Un industriel qui ne fait pas d’analyse de risques, ne songe pas à récupérer les eaux ayant servi à éteindre un incendie et les laisse se déverser directement dans un petit cours d’eau, des analyses incomplètes pour justifier a posteriori de la non-dangerosité de ce qu’il a rejeté, un déni de pollution, un refus d’obtempérer aux demandes de l’Autorité de sûreté, des équipements servant à préserver l’environnement qui ne fonctionnent pas... Cet incident en dit long sur la manière dont EDF, exploitant nucléaire, considère la protection de l’environnement. Et qui montre aussi clairement sa propension à respecter, sans rechigner, les injonctions de l’Autorité de sûreté nucléaire.
L.B.
Déclaration d’un Evènement Significatif Environnement le 25 septembre 2020
Publié le 28/09/2020
Dans la nuit du 4 au 5 juin 2020, un départ de feu est identifié à 00h20 dans une structure temporaire de stockage de matériel, située à proximité de l’entrée secondaire de la centrale de Belleville sur Loire, en dehors de la zone industrielle du site. La structure abrite notamment du bois, des câbles électriques et des éléments de robinetterie.
En application des procédures, l’organisation de crise est activée et les secours extérieurs mobilisés.

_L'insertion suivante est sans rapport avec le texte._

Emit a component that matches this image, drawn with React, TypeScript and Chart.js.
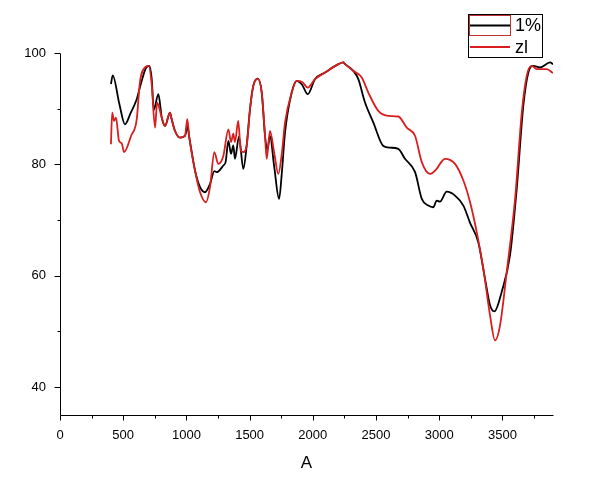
import React, { useEffect, useRef } from 'react';
import { Chart, registerables } from 'chart.js';

Chart.register(...registerables);

// ---- data ----
const seriesNames = ['1%', 'zl'];
const seriesColors = ['#000000', '#d81e1e'];

const blackX = [403, 417, 470, 514, 560, 607, 640, 680, 706, 725, 742, 778, 805, 831, 870, 880, 910, 949, 989, 1007, 1023, 1068, 1108, 1147, 1187, 1221, 1240, 1292, 1310, 1332, 1353, 1371, 1384, 1416, 1450, 1477, 1503, 1529, 1564, 1596, 1622, 1640, 1661, 1695, 1733, 1755, 1780, 1833, 1873, 1915, 1960, 2017, 2097, 2202, 2241, 2255, 2320, 2360, 2413, 2479, 2558, 2611, 2676, 2729, 2809, 2862, 2914, 2953, 2980, 3006, 3059, 3125, 3191, 3244, 3309, 3362, 3402, 3436, 3494, 3560, 3613, 3665, 3705, 3745, 3797, 3877, 3900];
const blackY = [94.4, 96.0, 90.8, 87.2, 89.3, 91.7, 94.5, 97.3, 97.7, 95.5, 89.8, 92.6, 88.4, 86.9, 89.3, 88.4, 86.0, 84.8, 85.1, 86.8, 84.8, 78.9, 75.9, 75.0, 76.5, 78.8, 78.6, 79.8, 80.4, 84.2, 81.9, 83.4, 81.0, 85.0, 79.2, 83.4, 89.9, 94.1, 95.4, 92.9, 85.1, 82.5, 85.1, 79.5, 73.8, 78.5, 85.7, 92.9, 95.0, 94.3, 92.6, 95.3, 96.5, 98.0, 98.3, 98.0, 96.8, 95.3, 91.1, 87.5, 83.3, 83.0, 82.8, 81.0, 78.6, 73.8, 72.6, 72.3, 73.5, 73.3, 75.1, 74.4, 72.6, 69.5, 66.0, 59.5, 54.7, 53.6, 57.1, 63.7, 75.6, 90.5, 96.5, 97.7, 97.4, 98.3, 98.0];

const redX = [403, 413, 428, 443, 467, 488, 507, 562, 607, 632, 677, 702, 725, 752, 768, 805, 831, 870, 880, 910, 949, 989, 1007, 1023, 1068, 1108, 1155, 1187, 1221, 1252, 1292, 1332, 1353, 1371, 1384, 1410, 1430, 1450, 1477, 1503, 1529, 1564, 1596, 1622, 1635, 1661, 1695, 1727, 1755, 1780, 1833, 1873, 1915, 1960, 2017, 2097, 2202, 2241, 2255, 2320, 2387, 2439, 2518, 2597, 2676, 2743, 2809, 2862, 2927, 2980, 3006, 3045, 3125, 3191, 3244, 3297, 3349, 3402, 3441, 3481, 3534, 3600, 3653, 3692, 3731, 3771, 3851, 3900];
const redY = [83.6, 89.3, 87.8, 88.4, 84.2, 83.8, 82.2, 85.1, 88.1, 94.7, 97.5, 97.7, 94.5, 86.6, 91.1, 88.4, 86.9, 89.3, 88.4, 86.0, 84.8, 85.1, 88.1, 84.8, 78.9, 75.0, 73.2, 76.0, 82.2, 80.1, 81.5, 86.3, 84.0, 85.5, 84.0, 87.8, 82.5, 82.2, 83.4, 89.9, 94.1, 95.4, 92.9, 85.1, 81.0, 86.0, 82.0, 78.3, 82.0, 87.5, 92.9, 95.0, 94.8, 93.8, 95.3, 96.5, 98.0, 98.3, 98.0, 96.8, 95.6, 92.9, 89.6, 88.7, 88.6, 86.6, 85.1, 80.4, 78.3, 79.2, 80.1, 81.0, 80.1, 77.1, 73.2, 67.8, 61.3, 52.9, 48.4, 51.1, 60.7, 73.8, 89.3, 95.9, 97.7, 97.1, 97.1, 96.4];

const xMajorTicks = [0, 500, 1000, 1500, 2000, 2500, 3000, 3500];
const xMinorTicks = [250, 750, 1250, 1750, 2250, 2750, 3250, 3750];
const yMajorTicks = [40, 60, 80, 100];
const yMinorTicks = [50, 70, 90];
const xAxisTitle = 'A';
const xMin = 0;
const xMax = 3900;
const yMin = 35;
const yMax = 100;

const FONT = '"Liberation Sans", Arial, sans-serif';

const axesPlugin = {
  id: 'originAxes',
  afterDatasetsDraw(chart: any) {
    const { ctx, chartArea, scales } = chart;
    const xs = scales.x;
    const ys = scales.y;
    ctx.save();
    ctx.strokeStyle = '#000';
    ctx.lineWidth = 1;
    const left = Math.round(chartArea.left) + 0.5;
    const bottom = Math.round(chartArea.bottom) + 0.5;
    ctx.beginPath();
    ctx.moveTo(left, Math.round(chartArea.top) + 0.5);
    ctx.lineTo(left, bottom);
    ctx.lineTo(Math.round(chartArea.right) + 0.5, bottom);
    for (const v of xMajorTicks) {
      const px = Math.round(xs.getPixelForValue(v)) + 0.5;
      ctx.moveTo(px, bottom);
      ctx.lineTo(px, bottom + 5);
    }
    for (const v of xMinorTicks) {
      const px = Math.round(xs.getPixelForValue(v)) + 0.5;
      ctx.moveTo(px, bottom);
      ctx.lineTo(px, bottom + 3);
    }
    for (const v of yMajorTicks) {
      const py = Math.round(ys.getPixelForValue(v)) + 0.5;
      ctx.moveTo(left, py);
      ctx.lineTo(left - 6, py);
    }
    for (const v of yMinorTicks) {
      const py = Math.round(ys.getPixelForValue(v)) + 0.5;
      ctx.moveTo(left, py);
      ctx.lineTo(left - 3, py);
    }
    ctx.stroke();

    // legend
    ctx.strokeStyle = '#000';
    ctx.lineWidth = 1;
    ctx.strokeRect(468.5, 14.5, 74, 43);
    ctx.strokeStyle = '#c03030';
    ctx.strokeRect(469.5, 15.5, 41, 20);
    ctx.font = '18px ' + FONT;
    ctx.textBaseline = 'middle';
    ctx.textAlign = 'left';
    const rowsY = [25.5, 47];
    seriesNames.forEach((name, i) => {
      ctx.strokeStyle = seriesColors[i];
      ctx.lineWidth = 2;
      ctx.beginPath();
      ctx.moveTo(470, rowsY[i]);
      ctx.lineTo(510, rowsY[i]);
      ctx.stroke();
      ctx.fillStyle = '#000';
      ctx.fillText(name, 515, rowsY[i] + 1);
    });
    ctx.restore();
  },
};

export default function App() {
  const ref = useRef<HTMLCanvasElement | null>(null);
  useEffect(() => {
    if (!ref.current) return;
    const chart = new Chart(ref.current, {
      type: 'line',
      data: {
        datasets: [
          {
            label: seriesNames[0],
            data: blackX.map((x, i) => ({ x, y: blackY[i] })),
            borderColor: seriesColors[0],
            borderWidth: 1.8,
            pointRadius: 0,
            cubicInterpolationMode: 'monotone',
            order: 2,
          },
          {
            label: seriesNames[1],
            data: redX.map((x, i) => ({ x, y: redY[i] })),
            borderColor: seriesColors[1],
            borderWidth: 1.8,
            pointRadius: 0,
            cubicInterpolationMode: 'monotone',
            order: 1,
          },
        ],
      },
      options: {
        responsive: false,
        animation: false,
        devicePixelRatio: 1,
        layout: { padding: { top: 53, right: 41, left: 0, bottom: 0 } },
        plugins: {
          legend: { display: false },
          tooltip: { enabled: false },
        },
        scales: {
          x: {
            type: 'linear',
            min: xMin,
            max: xMax,
            grid: { display: false, drawTicks: false },
            border: { display: false },
            afterBuildTicks: (s: any) => {
              s.ticks = xMajorTicks.map((v) => ({ value: v }));
            },
            afterFit: (s: any) => {
              s.height = 64;
            },
            ticks: {
              padding: 13,
              color: '#000',
              maxRotation: 0,
              autoSkip: false,
              font: { family: FONT, size: 13 },
              callback: (v: any) => String(v),
            },
            title: {
              display: true,
              text: xAxisTitle,
              color: '#000',
              font: { family: FONT, size: 17 },
              padding: { top: 4, bottom: 5 },
            },
          },
          y: {
            type: 'linear',
            min: yMin,
            max: yMax,
            grid: { display: false, drawTicks: false },
            border: { display: false },
            afterBuildTicks: (s: any) => {
              s.ticks = yMajorTicks.map((v) => ({ value: v }));
            },
            afterFit: (s: any) => {
              s.width = 60;
            },
            ticks: {
              padding: 14,
              color: '#000',
              autoSkip: false,
              font: { family: FONT, size: 13 },
              callback: (v: any) => String(v),
            },
          },
        },
      },
      plugins: [axesPlugin],
    });
    return () => chart.destroy();
  }, []);
  return (
    <div style={{ position: 'fixed', left: 0, top: 0, width: 594, height: 479, background: '#fff' }}>
      <canvas ref={ref} width={594} height={479} style={{ width: 594, height: 479, display: 'block' }} />
    </div>
  );
}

Ils déclarent le feu éteint à 1h47.
Vers 2h, l’isolation du réseau d’écoulement des eaux est demandée pour confiner les eaux d’extinction. La vanne motorisée s’avère inopérante et deux vannes manuelles sont actionnées, à 2h15 et 2h25. À la fermeture de la seconde vanne, un prélèvement est réalisé, permettant de caractériser la nature des effluents rejetés (eau brute sans additif, avec des traces potentielles de produits de combustion) et de confirmer l’absence d’impact sur l’environnement. Les résultats des analyses chimiques sont inférieurs aux limites fixées par l’arrêté de rejets.
Le 19 juin 2020, après la réalisation d’une inspection sur site, l’Autorité de Sûreté Nucléaire demande à la centrale de Belleville de déclarer un évènement significatif environnement (ESE) pour « rejet non maîtrisé d’effluents au niveau du ru d’eau La Balance ».

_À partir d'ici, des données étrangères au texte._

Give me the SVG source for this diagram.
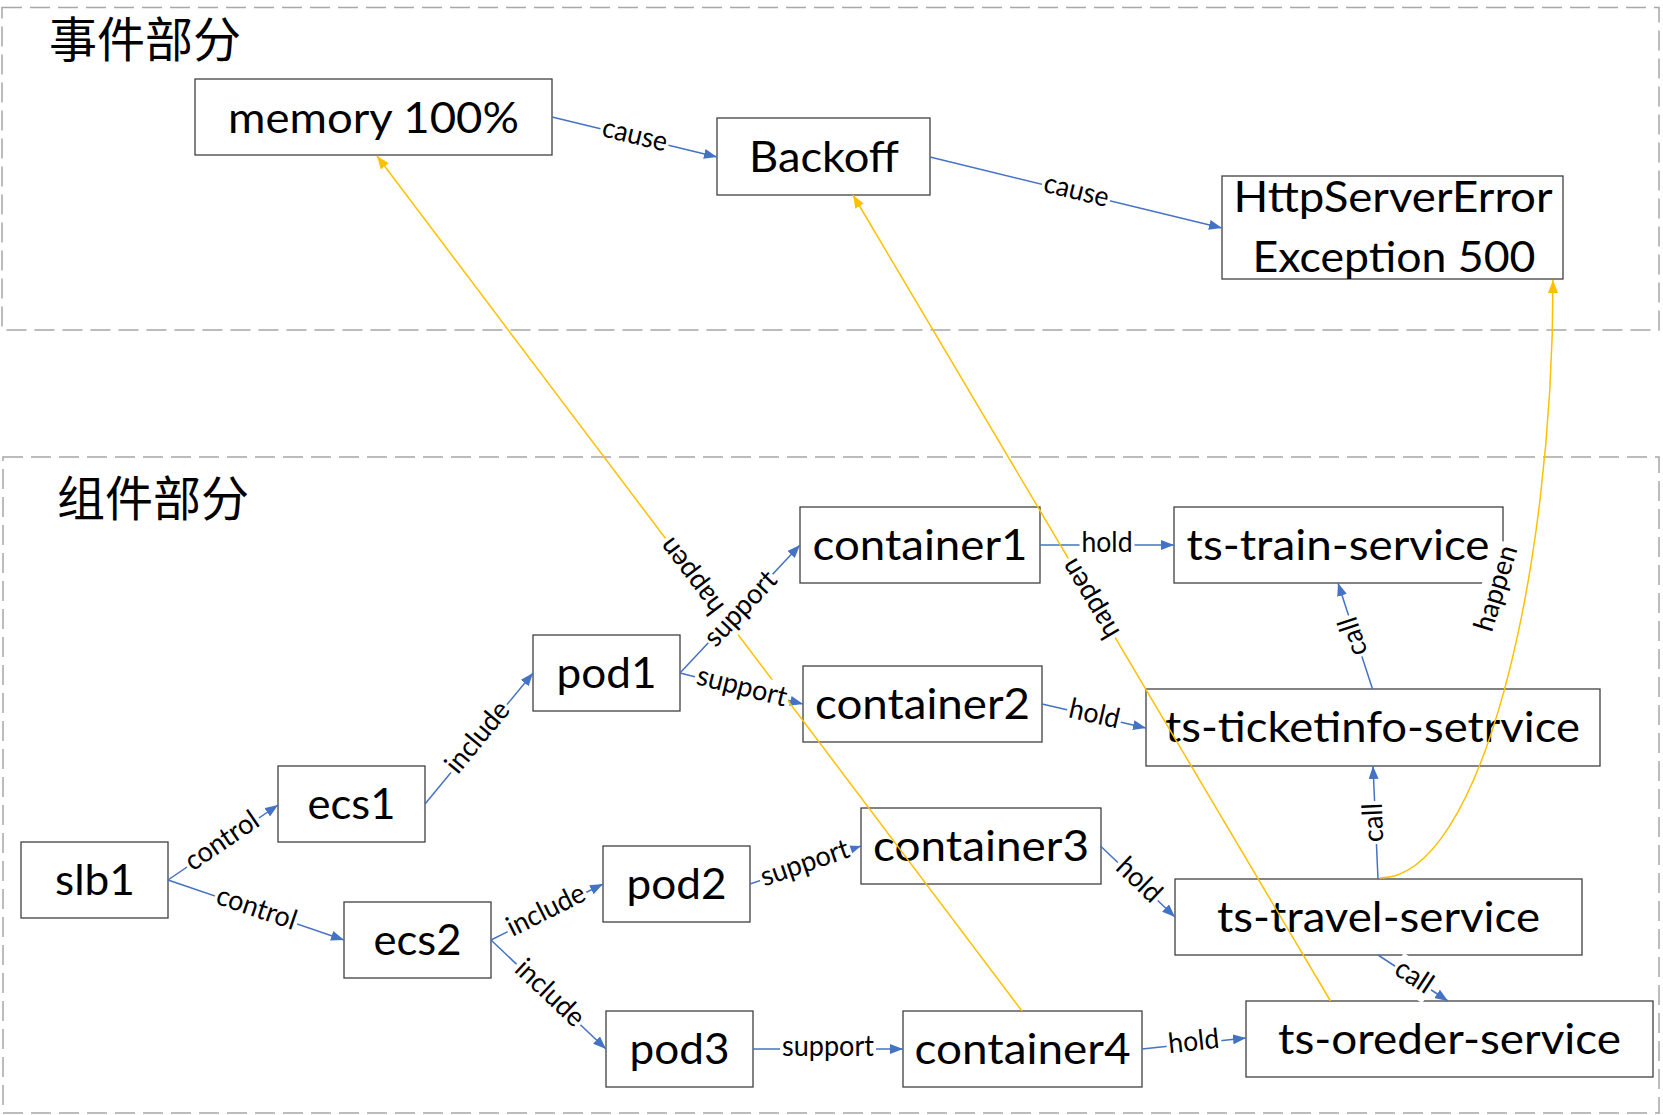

Sur la base des résultats des analyses réalisées sur les eaux d’extinction et l’absence d’impact significatif sur l’environnement, le site a déclaré le 1er juillet 2020, un évènement intéressant pour l’environnement (EIE).
Le 16 septembre 2020, l’Autorité de Sûreté Nucléaire réitère sa demande de déclaration d’un ESE. La Direction de la centrale nucléaire de Belleville-sur-Loire procède à la déclaration d’un ESE sur le critère « autre événement susceptible d’affecter la protection de l’environnement, jugé significatif par l’ASN » le 25 septembre 2020.